The idea of fish flying through the air in an ordinary London street, has that touch of an image from Chagall, or a spaced out sixties cartoon, but two of the things it does, make it better than it might have been –
one is juxtaposing an ordinary, everyday name like Maureen with the richness of fish-names like Snapper and Barracuda and Big-eye Trevally… who sounds like a gangster out of Guys and Dolls.
And the other achievement is the little narrative where one of the fish – a humpheaded Wrasse – and I don’t know what they look like – even though I have been to Sea World in Sydney Harbour – but I get the picture of his fat lips pressed against the glass and I get the connection that these fish have come to Maureen’s London street precisely because they’re from her home in Australia…
It’s a perfect example of how simplicity and under-played language can achieve stunning clarity. It’s one a lot of poets could learn from.
So, to come to Chemistry by Sue Butler
Most judges, most readers of poems, generally feel they can tell where a poem’s going in the first few lines.
And when a poem starts, “Because my boss is ill and can’t go, I take a bus…” you might feel this was going to be quite mundane, quotidian, even boring…
if you hadn’t the pull of the title “Chemistry” still working on you, and the fact that you come immediately to “cider orchards” and “a small brewing town”…

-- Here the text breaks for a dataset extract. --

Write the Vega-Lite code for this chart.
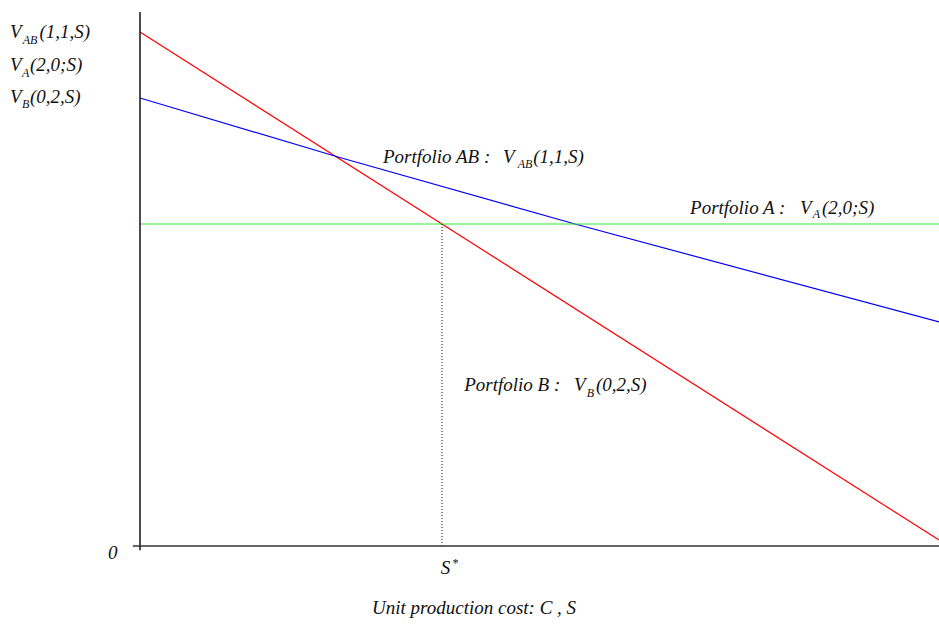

Again inconclusive… but you’re taken forward through some very technical words, heightening the mystery,
to supper by the lake – which seems to place us somewhere in Europe, and supper “without your wife”
so we realise that the speaker is a woman, her business host is a man, and chemistry isn’t just fructoses and sucroses – though it’s that as well – but chemistry between two people.
To lurch from that lakeside supper to Mandelstamn’s neighbour and a fedora and possibly a wolf carrying off a deer, though that might be allegorical, and might also be about “Chemistry”, is a wonderful reading experience where each new turn of the line brings a surprise, a little shock, a sudden taking aback or explosive realisation…
A very good poem… and a very worthy first prize winner in a competition that gave me such pleasure and stimulation to read and judge and think about.